This week in
our reading from the Hebrew scriptures (Exodus 16:2-15) the Israelite's are in the wilderness just six weeks when they start living in the
past. Hungry and cranky, realizing they don’t know where they’re going or how
they’ll get there or how long it will take, with no established religion or
government, no social safety net, and no leftovers— they complain. “If only we
had died in Egypt where we sat around and ate as much as we wanted!” (Ah,
flawed memories!)
God again
listens to their cries and provides abundance they could never have imagined.
This is the central wilderness experience, the first of many lessons in the
making of a people. God says, “I will be your God,” calls them “my people,”
then needs to teach them what that means— they have to work the vision making
process and discern a mission statement (“Love the Lord with all your heart,
soul, mind, and strength, and love your neighbour as yourself,” seems pretty
good!).
They need to
wander in order to discover that God will lead them if they will follow. They want
to look back without rose-coloured glasses so they can look forward with hope.
They need to learn that God is love and discern who God is calling them to be.

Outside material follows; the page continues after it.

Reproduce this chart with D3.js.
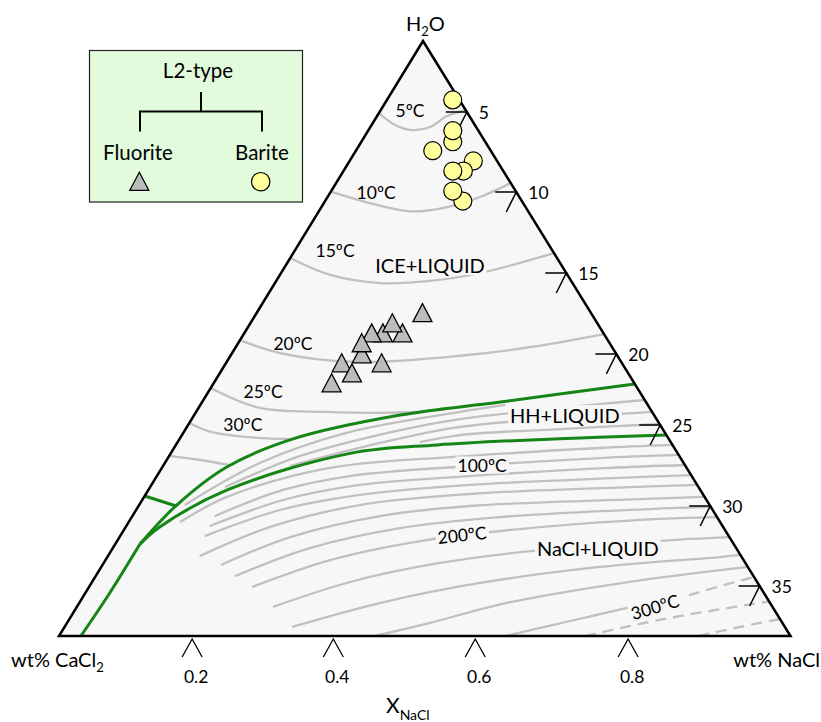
<!DOCTYPE html>
<html>
<head>
<meta charset="utf-8">
<script src="https://cdn.jsdelivr.net/npm/d3@7/dist/d3.min.js"></script>
<style>
html,body{margin:0;padding:0;background:#fff;}
svg{display:block;}
text{font-family:Lato,"Open Sans",sans-serif;fill:#000;}
</style>
</head>
<body>
<svg id="chart" width="821" height="722"></svg>
<script>
// ---------- DATA ----------
// every point is [f, w]: f = NaCl share of the salt (0 = CaCl2 edge, 1 = NaCl edge), w = total salinity, wt%
const salinityTicks = [5, 10, 15, 20, 25, 30, 35];
const xNaClTicks = [0.2, 0.4, 0.6, 0.8];

const bariteL2 = [[0.908,4.15],[0.738,6.86],[0.768,6.17],[0.570,7.42],[0.839,8.06],[0.750,8.69],[0.684,8.69],[0.700,10.56],[0.659,9.94]];
const fluoriteL2 = [[0.387,18.88],[0.340,20.2],[0.441,18.88],[0.410,18.26],[0.496,17.63],[0.356,18.88],[0.334,19.49],[0.394,20.83],[0.294,20.83],[0.325,21.54],[0.282,22.24]];

// ice + liquid isotherms
const iso5  = [[0,5.07],[0.227,5.81],[0.398,6.13],[0.564,5.94],[0.759,5.25],[1,4.86]];
const iso10 = [[0,9.98],[0.269,10.80],[0.450,11.20],[0.616,10.93],[0.795,10.31],[1,9.44]];
const iso15 = [[0,14.07],[0.175,15.12],[0.354,15.62],[0.522,15.49],[0.698,15.0],[1,13.77]];
const iso20 = [[0,19.14],[0.125,19.94],[0.331,20.56],[0.612,20.07],[0.791,19.55],[1,18.77]];
const iso25 = [[0,22.39],[0.136,23.80],[0.287,24.08],[0.448,24.12],[0.546,23.91]];
const iso30 = [[0,24.86],[0.054,25.41],[0.128,25.72],[0.232,25.88]];
const iso35 = [[0,26.91],[0.065,27.16],[0.127,27.47]];

// hydrohalite + liquid isotherms
const hh1 = [[0.080,29.94],[0.183,27.35],[0.346,25.43],[0.579,24.08],[0.681,23.59]];
const hh2 = [[0.137,28.83],[0.257,26.91],[0.450,25.31],[0.577,24.58],[0.801,23.80],[1,23.24]];
const hh3 = [[0.243,27.53],[0.411,26.11],[0.576,25.12],[0.793,24.51],[1,24.08]];
const hh4 = [[0.491,26.05],[0.574,25.62],[0.785,25.25],[1,24.93]];

// halite + liquid isotherms
const na0  = [[0.087,31.0],[0.148,29.44],[0.320,27.65],[0.590,26.91],[0.851,26.42],[1,26.23]];
const na1  = [[0.141,30.63],[0.244,29.01],[0.361,28.15],[0.588,27.53],[0.843,27.04],[1,26.85]];
const na2  = [[0.140,31.25],[0.250,29.63],[0.382,28.70],[0.585,28.15],[0.854,27.65],[1,27.47]];
const na3  = [[0.139,31.88],[0.250,30.25],[0.385,29.32],[0.584,28.70],[0.864,28.27],[1,28.09]];
const na4  = [[0.145,33.13],[0.242,31.31],[0.387,29.94],[0.582,29.26],[0.875,28.83],[1,28.70]];
const na5  = [[0.184,33.69],[0.280,31.94],[0.424,30.63],[0.580,30.0],[0.883,29.57],[1,29.44]];
const na6  = [[0.212,34.38],[0.316,32.63],[0.459,31.38],[0.629,30.69],[0.892,30.19],[1,30.06]];
const na7  = [[0.243,35.06],[0.352,33.38],[0.493,32.19],[0.659,31.44],[0.901,30.81],[1,30.69]];
const na8  = [[0.282,36.34],[0.388,34.75],[0.524,33.56],[0.717,32.63],[0.934,32.06],[1,31.94]];
const na9  = [[0.316,37.62],[0.435,36.09],[0.583,34.81],[0.771,33.81],[0.966,33.19],[1,33.06]];
const na10 = [[0.431,38.2],[0.505,37.39],[0.616,36.11],[0.793,34.83],[1,33.81]];
const na11 = [[0.610,38.2],[0.704,37.24],[0.797,36.34]];
const na11Dashed = [[0.888,35.58],[0.967,34.75],[1,34.44]];
const naDashedA = [[0.719,38.2],[0.828,37.18],[0.907,36.6],[1,35.99]];
const naDashedB = [[0.874,38.2],[0.938,37.62],[1,37.11]];

// phase boundaries (green)
const cotecticUpper = [[0.040,32.38],[0.066,29.94],[0.123,27.59],[0.232,25.86],[0.448,24.30],[0.672,23.38],[1,22.11]];
const cotecticLower = [[0.040,32.38],[0.057,31.31],[0.143,29.01],[0.354,26.75],[0.526,26.23],[0.764,25.86],[1,25.62]];
const cotecticBase  = [[0.030,38.2],[0.036,35.45],[0.040,32.38]];
const cotecticShort = [[0,29.38],[0.066,30.0]];

const isothermLabels = [
  {text:"5ºC",  f:0.344, w:4.86},
  {text:"10ºC", f:0.245, w:10.0},
  {text:"15ºC", f:0.157, w:13.64},
  {text:"20ºC", f:0.148, w:19.35},
  {text:"25ºC", f:0.126, w:22.61},
  {text:"30ºC", f:0.115, w:24.93}
];
const inlineLabels = [
  {text:"100ºC", f:0.611, w:27.47, rot:0},
  {text:"200ºC", f:0.562, w:31.81, rot:-6},
  {text:"300ºC", f:0.831, w:36.34, rot:-17}
];
const fieldLabels = [
  {text:"ICE+LIQUID",  f:0.523, w:14.51},
  {text:"HH+LIQUID",   f:0.806, w:24.30},
  {text:"NaCl+LIQUID", f:0.778, w:32.63}
];

// ---------- LAYOUT ----------
const apex = {x:423, y:41}, bl = {x:59, y:636}, br = {x:790.5, y:636};
const yScale = d3.scaleLinear()
  .domain([0,5,10,15,20,25,30,35,38.2])
  .range([41,112,192,273,354,425,506,586,636]);
const xNaClScale = d3.scaleLinear()
  .domain([0,0.2,0.4,0.6,0.8,1])
  .range([0,0.182,0.375,0.569,0.778,1]);

function pos(f, w){
  const y = yScale(w);
  const t = (y - apex.y) / (bl.y - apex.y);
  const xl = apex.x + t*(bl.x - apex.x);
  const xr = apex.x + t*(br.x - apex.x);
  return [xl + f*(xr - xl), y];
}

const svg = d3.select("#chart");
const curve = d3.line().x(d=>pos(d[0],d[1])[0]).y(d=>pos(d[0],d[1])[1]).curve(d3.curveCatmullRom.alpha(0.5));

// triangle fill
const triPts = [[apex.x,apex.y],[bl.x,bl.y],[br.x,br.y]];
svg.append("path").attr("d", d3.line()(triPts)+"Z").attr("fill","#f7f7f7");

// isotherms
const grayLines = [iso5,iso10,iso15,iso20,iso25,iso30,iso35,hh1,hh2,hh3,hh4,
  na0,na1,na2,na3,na4,na5,na6,na7,na8,na9,na10,na11];
svg.append("g").selectAll("path").data(grayLines).join("path")
  .attr("d", curve).attr("fill","none").attr("stroke","#c0c0c0").attr("stroke-width",2.3);
svg.append("g").selectAll("path").data([na11Dashed,naDashedA,naDashedB]).join("path")
  .attr("d", curve).attr("fill","none").attr("stroke","#c0c0c0").attr("stroke-width",2.3)
  .attr("stroke-dasharray","11,7");

// green boundaries
svg.append("g").selectAll("path").data([cotecticUpper,cotecticLower,cotecticBase,cotecticShort]).join("path")
  .attr("d", curve).attr("fill","none").attr("stroke","#158515").attr("stroke-width",3);

// labels with knockout background
function knockLabel(gSel, d, size){
  const p = pos(d.f, d.w);
  const g = gSel.append("g").attr("transform", `translate(${p[0]},${p[1]}) rotate(${d.rot||0})`);
  const r = g.append("rect").attr("fill","#f7f7f7");
  const t = g.append("text").attr("text-anchor","middle").attr("dominant-baseline","central")
    .attr("font-size", size).text(d.text);
  const bb = t.node().getBBox();
  r.attr("x", bb.x-2).attr("y", bb.y+2).attr("width", bb.width+4).attr("height", bb.height-4);
}
const labG = svg.append("g");
inlineLabels.forEach(d=>knockLabel(labG, d, 17.5));
fieldLabels.forEach(d=>knockLabel(labG, d, 20));
labG.selectAll("text.iso").data(isothermLabels).join("text").attr("class","iso")
  .attr("x", d=>pos(d.f,d.w)[0]).attr("y", d=>pos(d.f,d.w)[1])
  .attr("text-anchor","middle").attr("dominant-baseline","central").attr("font-size",17.5)
  .text(d=>d.text);

// triangle outline
svg.append("path").attr("d", d3.line()(triPts)+"Z").attr("fill","none")
  .attr("stroke","#000").attr("stroke-width",2.5).attr("stroke-linejoin","miter");

// right axis ticks (salinity)
const rt = svg.append("g");
salinityTicks.forEach(v=>{
  const p = pos(1, v);
  rt.append("path").attr("d", `M${p[0]-21},${p[1]}L${p[0]},${p[1]}L${p[0]-10},${p[1]+20}`)
    .attr("fill","none").attr("stroke","#000").attr("stroke-width",1.5);
  rt.append("text").attr("x", p[0]+12).attr("y", p[1]).attr("dominant-baseline","central")
    .attr("font-size",17.5).text(v);
});

// bottom axis ticks (X NaCl)
const bt = svg.append("g");
xNaClTicks.forEach(v=>{
  const x = bl.x + xNaClScale(v)*(br.x - bl.x);
  bt.append("path").attr("d", `M${x-10},${bl.y+21}L${x},${bl.y+3}L${x+10},${bl.y+21}`)
    .attr("fill","none").attr("stroke","#000").attr("stroke-width",1.3);
  bt.append("text").attr("x", x+4).attr("y", 683).attr("text-anchor","middle")
    .attr("font-size",17.5).text(v.toFixed(1));
});

// corner + axis titles
const h2o = svg.append("text").attr("x",406).attr("y",31).attr("font-size",20);
h2o.append("tspan").text("H");
h2o.append("tspan").attr("font-size",13).attr("dy",5).text("2");
h2o.append("tspan").attr("dy",-5).text("O");

const cacl = svg.append("text").attr("x",11).attr("y",667).attr("font-size",20);
cacl.append("tspan").text("wt% CaCl");
cacl.append("tspan").attr("font-size",13).attr("dy",5).text("2");

svg.append("text").attr("x",820).attr("y",667).attr("text-anchor","end").attr("font-size",20).text("wt% NaCl");

const xt = svg.append("text").attr("x",386).attr("y",713).attr("font-size",21);
xt.append("tspan").text("X");
xt.append("tspan").attr("font-size",14).attr("dy",7).text("NaCl");

// markers
const triPath = "M0,-12L9.5,6L-9.5,6Z";
svg.append("g").selectAll("path").data(fluoriteL2).join("path")
  .attr("transform", d=>`translate(${pos(d[0],d[1])[0]},${pos(d[0],d[1])[1]})`)
  .attr("d", triPath).attr("fill","#bcbcbc").attr("stroke","#000").attr("stroke-width",1.3);
svg.append("g").selectAll("circle").data(bariteL2).join("circle")
  .attr("cx", d=>pos(d[0],d[1])[0]).attr("cy", d=>pos(d[0],d[1])[1]).attr("r",9)
  .attr("fill","#ffff9c").attr("stroke","#000").attr("stroke-width",1.2);

// legend
const lg = svg.append("g");
lg.append("rect").attr("x",89.5).attr("y",50.5).attr("width",213).attr("height",151.5)
  .attr("fill","#e1fbdc").attr("stroke","#222").attr("stroke-width",1.2);
lg.append("text").attr("x",198).attr("y",78).attr("text-anchor","middle").attr("font-size",20.5).text("L2-type");
lg.append("path").attr("d","M201,92V111.5M140,131.5V111.5H262V131.5")
  .attr("fill","none").attr("stroke","#000").attr("stroke-width",2);
lg.append("text").attr("x",138).attr("y",160).attr("text-anchor","middle").attr("font-size",20.5).text("Fluorite");
lg.append("text").attr("x",262).attr("y",160).attr("text-anchor","middle").attr("font-size",20.5).text("Barite");
lg.append("path").attr("transform","translate(139.3,184.3)").attr("d",triPath)
  .attr("fill","#bcbcbc").attr("stroke","#000").attr("stroke-width",1.3);
lg.append("circle").attr("cx",260.7).attr("cy",181.7).attr("r",9.2)
  .attr("fill","#ffff9c").attr("stroke","#000").attr("stroke-width",1.2);
</script>
</body>
</html>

This first lesson is learning to rely on God’s goodness and abundance. It
sounds cliché and naïve now, and I suspect then, too— but alone out in the
desert, the Israelites literally depended on God for their daily bread, their
safety, their lives.
Even as they
learn the stark truth that we are all dependent on God despite our perceived
independence, they learn of God’s faithfulness. They learn that hoarding
doesn’t get us anywhere. They learn that God’s abundance comes along with
justice— not whatever I want, but what we, the community, need. The story is a
familiar one. It happens again and again, not just on the Hebrew people’s trek
through the wilderness, but in our communities today. When times are tough,
when we are threatened, when we are afraid, it is hard to remember our
blessings, and very easy to focus on what is lacking.
Nor should we
underestimate the difficulties of life in the desert. The routines of Egypt—
whatever their hardships— were a known quantity. Life as slaves is difficult,
but survivable. The wilderness, though, has no known support system. But when
the waters of the sea closed over Pharaoh’s army, God burned any bridge back to
Egypt. The story of manna in the desert is rightly understood as God’s
providential care, God’s mercy for the people, and God standing with them to
see them through— bread from heaven, indeed. What are we to make, though, of
the Lord’s purpose? The Lord speaks to the peoples. God needs to “test them to
see whether they follow Instruction or not.”
“What is it?”
the people exclaim, when they encounter this manna. Apparently, this is a test
indeed. This manna is food (the Egyptian word mennu means “food”), but it is
strange food (the Arabic man hu means “This is insect secretions”). God will
faithfully send manna throughout the time in the wilderness. Is the “testing” a
part of the Lord’s teaching process, reinforcing again and again that God is trustworthy
and worth following?
Today it is
enough to remember that we are tested like this all the time. More than a
thousand years after this story, Jesus will teach that asking for daily bread
is enough to pray. We might wish for a lifetime supply of our favourite
delicacies, but can we be thankful for what God provides? For the gift of life?
For all that God has done and has promised?